The IPA published its quarterly Bellwether Report today indicating a growth in marketing budgets but lower spend intent and business confidence due to Omicron-related issues.
While marketing budgets grew in the fourth quarter and are predicted to expand again next year, rising inflation and supply-chain problems have dampened predictions on the extent of budget growth and industry optimism.
Paul Bainsfair, IPA Director General, commented: “It is very welcome news that UK marketing budgets continue to be revised upwards. As we can see, however, Omicron has heightened uncertainty, altered consumer behaviour and subsequently impacted UK companies’ marketing budget decision making.”
He predicted that new variants with accompanying inflation and supply chain issues “may indeed induce further wobbles” such as in Q4 2021.
Bainsfair added that investment in longer-term brand-building media was “the key for businesses to weather these fluctuations” as evidence showed brands that continue investing in most difficult periods “come out on top”.
However, the Q4 2021 survey did find more planning to expand rather than cut marketing spend in the next financial year.
A net balance of +34.5% of surveyed companies are planning to expand their total marketing spend and 45.7% were optimistic of budget growth, compared to11.2% expecting spending cuts.
Additionally, a net balance of +19.0% of companies surveyed expected higher events budgets, +17.9% plan to spend more on sales promotions and +17.4% on “big ticket” main media marketing like TV and radio.
Market research was the highest-performing budget section in the survey with a net balance of +7%, showing businesses endeavouring to understand the pandemic’s effects on consumer habits.

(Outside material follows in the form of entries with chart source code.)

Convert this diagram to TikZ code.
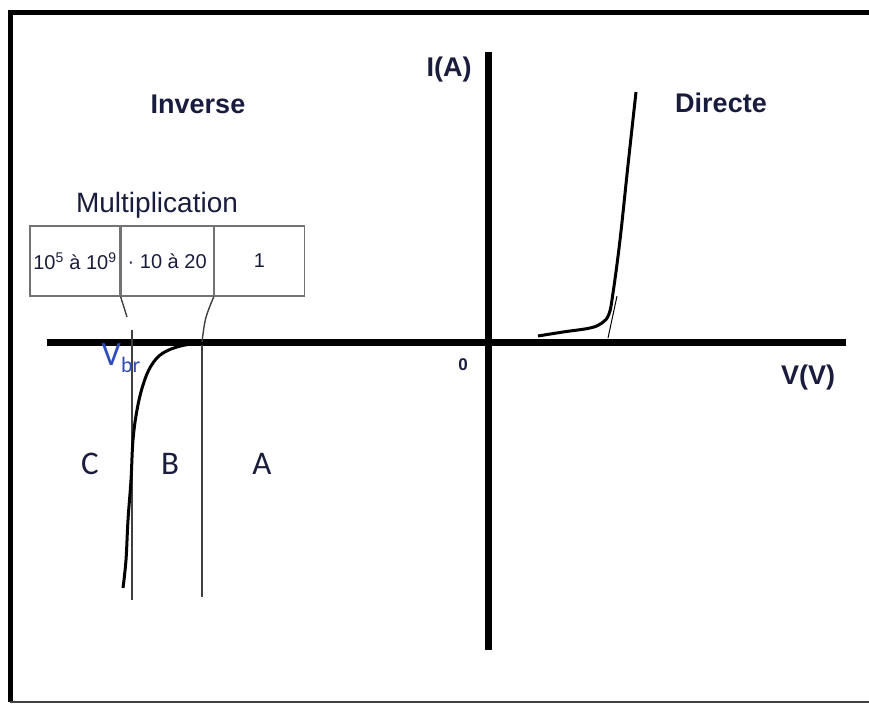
\documentclass[tikz,border=0pt]{standalone}
\usepackage{fontspec}
\setmainfont{Liberation Sans}
\newfontfamily\calibfont{Carlito}
\usepackage{xcolor}
\usetikzlibrary{positioning}
\definecolor{inknavy}{RGB}{25,28,60}
\definecolor{vbrblue}{RGB}{45,75,185}

\begin{document}
\begin{tikzpicture}[x=1pt,y=-1pt,
  axisline/.style={line width=7pt},
  bigcurve/.style={line width=3pt,line join=round},
  guide/.style={line width=1.4pt,draw=black!75},
  title/.style={font=\fontsize{27}{30}\selectfont\bfseries,text=inknavy},
  cellbox/.style={draw=black!55,line width=1.2pt,minimum height=70pt,inner sep=0pt,
    font=\fontsize{20}{22}\selectfont,text=inknavy},
  zone/.style={font=\calibfont\fontsize{33}{36}\selectfont,text=inknavy}]
\useasboundingbox (0,0) rectangle (869,704);
% frame
\draw[line width=5pt] (869,12.5) -- (10,12.5) -- (10,702);
\draw[line width=2pt,black!75] (10,702) -- (869,702);
% axes
\coordinate (xl) at (47,342);
\coordinate (xr) at (846,342);
\coordinate (yt) at (488,52);
\coordinate (yb) at (488,650);
\draw[axisline] (xl) -- (xr);
\draw[axisline] (yt) -- (yb);
\node[title] (ia) at (449,70) {I(A)};
\node[title] (vv) at (808,378) {V(V)};
\node[font=\fontsize{17}{19}\selectfont\bfseries,text=inknavy] (orig) at (463,365) {0};
\node[title] (inv) at (198,104) {Inverse};
\node[title] (dir) at (721,103) {Directe};
% multiplication table
\node[font=\fontsize{28}{30}\selectfont,text=inknavy] (mult) at (157,205) {Multiplication};
\node[cellbox,minimum width=90pt] (m1) at (75,261) {10\textsuperscript{5} à 10\textsuperscript{9}};
\node[cellbox,minimum width=92pt,right=0pt of m1] (m2) {· 10 à 20};
\node[cellbox,minimum width=90pt,right=0pt of m2] (m3) {1};
% zone limits
\coordinate (cut1) at (127,317);
\coordinate (ctop) at (132,330);
\coordinate (cbot) at (132,600);
\coordinate (btop) at (202,342);
\coordinate (bbot) at (202,597);
\draw[guide] (m1.south east) -- (cut1);
\draw[guide] (m2.south east) .. controls (205,318) .. (btop);
\draw[guide] (ctop) -- (cbot);
\draw[guide] (btop) -- (bbot);
\node[zone] (zc) at (90,464) {C};
\node[zone] (zb) at (170,464) {B};
\node[zone] (za) at (262,464) {A};
\node[font=\calibfont\fontsize{34}{36}\selectfont,text=vbrblue] (vbr) at (121,358)
  {V\raisebox{-7pt}{\fontsize{22}{24}\selectfont br}};
% characteristic
\draw[bigcurve] plot[smooth,tension=0.6] coordinates {(215,343) (185,345) (163,353)
  (151,366) (143,385) (137,410) (133,440) (131,480) (128,520) (126,560) (123,588)};
\draw[bigcurve] plot[smooth,tension=0.6] coordinates {(538,336) (563,332) (590,328)
  (602,323) (609,314) (613,293) (620,240) (628,165) (636,92)};
\draw[line width=1pt] (608,338) -- (617,296);
\end{tikzpicture}
\end{document}
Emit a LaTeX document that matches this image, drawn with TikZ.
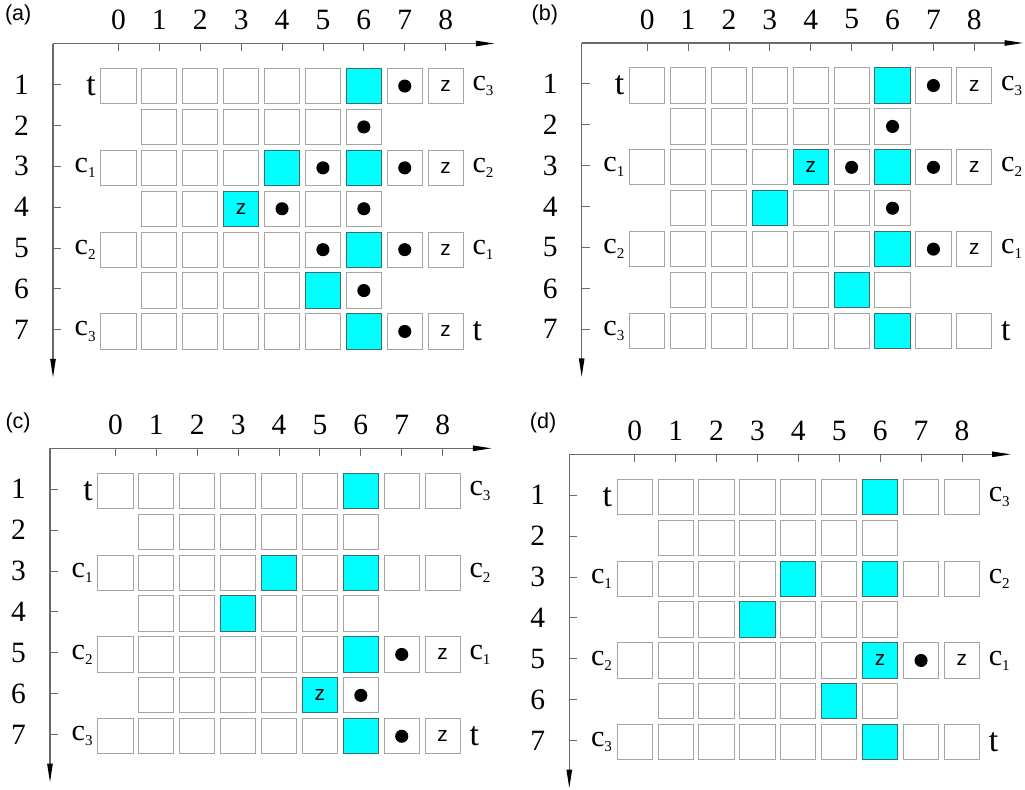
\documentclass[tikz,border=0pt]{standalone}
\usepackage{fontspec}
\setmainfont{Liberation Serif}
\newfontfamily\sansfont{Liberation Sans}
\usepackage{tikz}
\usetikzlibrary{arrows.meta}

\definecolor{axisgray}{RGB}{105,105,105}
\definecolor{celledge}{RGB}{165,165,165}
\definecolor{hotedge}{RGB}{60,110,110}
\definecolor{hotfill}{RGB}{0,255,255}

\newcommand{\csub}[1]{c\raisebox{-3.5pt}{\fontsize{10.5}{12}\selectfont #1}}
\newcommand{\tmark}{{\fontsize{23.5}{26}\selectfont t}}

% one panel: name, origin (axis corner), tag letter, tag position
\newcommand{\gridpanel}[4]{%
  \begin{scope}[shift={#2}]
    % axes
    \coordinate (#1-o) at (0,0);
    \coordinate (#1-xend) at (10.8,0);
    \coordinate (#1-yend) at (0,-8.17);
    \draw[axis] (#1-o) -- (#1-xend);
    \draw[axis] (#1-o) -- (#1-yend);
    \node[tag] (#1-tag) at #4 {(#3)};
    \foreach \c in {0,...,8} {
      \draw[tick] (\c+1.6,0) -- ++(0,-0.19);
      \node[num] (#1-col\c) at (\c+1.6,0.575) {\c};
    }
    \foreach \r in {1,...,7} {
      \draw[tick] (0,-\r) -- ++(0.2,0);
      \node[num] (#1-row\r) at (-0.77,-\r) {\r};
    }
    % cells
    \foreach \r in {1,3,5,7}
      \foreach \c in {0,...,8}
        \node[cell] (#1-\r-\c) at (\c+1.6,-\r-0.04) {};
    \foreach \r in {2,4,6}
      \foreach \c in {1,...,6}
        \node[cell] (#1-\r-\c) at (\c+1.6,-\r-0.04) {};
    \foreach \r/\c in {1/6,3/4,3/6,4/3,5/6,6/5,7/6}
      \node[hot] (#1-\r-\c) at (\c+1.6,-\r-0.04) {};
    % row ends
    \foreach \r/\lft/\rgt in {1/{\tmark}/{\csub{3}}, 3/{\csub{1}}/{\csub{2}},
                              5/{\csub{2}}/{\csub{1}}, 7/{\csub{3}}/{\tmark}} {
      \node[side, anchor=east] (#1-left\r) at (1.05,-\r-0.04) {\lft};
      \node[side, anchor=west] (#1-right\r) at (10.25,-\r-0.04) {\rgt};
    }
  \end{scope}}

\tikzset{
  axis/.style={draw=axisgray, line width=1pt,
    -{Triangle[length=4.6mm, width=1.3mm, color=black]}},
  tick/.style={draw=axisgray, line width=0.6pt},
  cell/.style={draw=celledge, line width=0.7pt, minimum size=0.86cm, inner sep=0pt},
  hot/.style={cell, draw=hotedge, fill=hotfill},
  num/.style={font=\fontsize{20.5}{23}\selectfont, inner sep=0pt},
  side/.style={font=\fontsize{21}{23}\selectfont, inner sep=0pt},
  tag/.style={font=\sansfont\fontsize{15}{17}\selectfont, inner sep=0pt},
  zmark/.style={font=\sansfont\fontsize{14.5}{16}\selectfont, inner sep=0pt},
  dot/.style={circle, fill=black, minimum size=0.32cm, inner sep=0pt},
}

\begin{document}
\begin{tikzpicture}
  \useasboundingbox (0,0) rectangle (25.061,-19.291);

  \gridpanel{a}{(1.296,-1.064)}{a}{(-0.85,0.70)}
  \gridpanel{b}{(14.222,-1.051)}{b}{(-0.90,0.68)}
  \gridpanel{c}{(1.222,-10.961)}{c}{(-0.78,0.61)}
  \gridpanel{d}{(13.919,-11.108)}{d}{(-0.64,0.76)}

  % (a)
  \foreach \r/\c in {1/7,2/6,3/5,3/7,4/4,4/6,5/5,5/7,6/6,7/7}
    \node[dot] (a-dot\r-\c) at (a-\r-\c) {};
  \foreach \r/\c in {1/8,3/8,4/3,5/8,7/8}
    \node[zmark] (a-z\r-\c) at (a-\r-\c) {z};

  % (b)
  \foreach \r/\c in {1/7,2/6,3/5,3/7,4/6,5/7}
    \node[dot] (b-dot\r-\c) at (b-\r-\c) {};
  \foreach \r/\c in {1/8,3/4,3/8,5/8}
    \node[zmark] (b-z\r-\c) at (b-\r-\c) {z};

  % (c)
  \foreach \r/\c in {5/7,6/6,7/7}
    \node[dot] (c-dot\r-\c) at (c-\r-\c) {};
  \foreach \r/\c in {5/8,6/5,7/8}
    \node[zmark] (c-z\r-\c) at (c-\r-\c) {z};

  % (d)
  \node[dot] (d-dot5-7) at (d-5-7) {};
  \foreach \r/\c in {5/6,5/8}
    \node[zmark] (d-z\r-\c) at (d-\r-\c) {z};
\end{tikzpicture}
\end{document}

This is its strongest performance since it was first measured more than nine years ago.
Louise Ainsworth, CEO EMEA at Kantar’s media division, said: “It’s absolutely crucial to understand people’s new essentials and what they’re willing to carve out disposable income for in this time of flux. The jump in market research spend reflects that. Timely, relevant data and insight remain vital to planning and executing effective campaigns as we emerge from the grips of Covid.”
There was net balance growth of +3.8% in direct marketing and within main media advertising, video was at +7.3% and other online advertising +4.5% while published brands, audio and out-of-home experienced budget cuts of -5.9%, -6.3% and -8.3% respectively.
Events and other marketing budgets also registered experienced the worst cuts last quarter with -3.9% and -11.2%.
The Bellwether Report is researched and published by IHS Markit based on a survey of 300 UK marketers representing key business sectors mostly from the country’s top 1000 companies.